Page:Vigny - Journal d’un poète, éd. Ratisbonne, 1867.djvu/88

Le texte de cette page a été corrigé et est conforme au fac-similé.
78
ALFRED DE VIGNY

Chateaubriand vient de faire une brochure-plaidoirie pour la duchesse de Berry, dans laquelle il esl un peu républicain. Le moindre écrivain républicain ne se croit nullement obligé d’être un peu monarchique. — Marque certaine que le mouvement des esprits est démocratique, puisque le plus ardent monarchiste fait le démocrate.

———

J’ai entendu le concert historique de Fétis. Cet érudit en musique a imaginé de rassembler les monuments musicaux de la France et de les faire exécuter avec les mêmes instruments qu’au seizième siècle. La viole, la basse, l’orgue soutiennent la mélodie simple et grave des chants. Jamais l’art ne m’a enlevé dans une plus pure extase, si ce n’est lorsque, étant malade à Bordeaux, j’écrivais Eloa.
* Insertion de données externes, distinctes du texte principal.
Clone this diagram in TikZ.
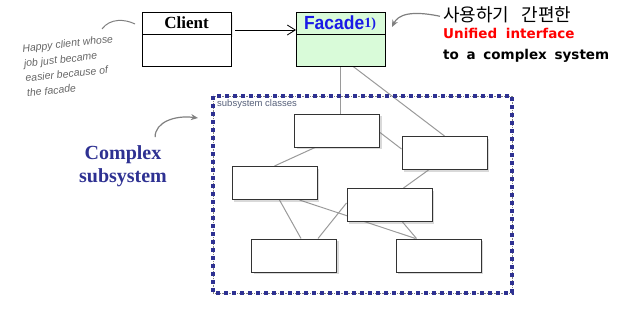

Les chants divins qui m’ont ravi surtout sont ceux de Laudi spirituali, cantiques à la Vierge, chantés par les confréries italiennes. Il y avait aussi un air de danse grave, dansé à la cour de Ferrare, au mariage du duc Alphonse d’Este ; air d’une modestie et d’une grâce incomparables. Je voyais passer, en l’entendant ces belles princesses aux yeux baissés et aux longues robes traînantes, se tenant droites et recevant des aveux d’amour avec réserve.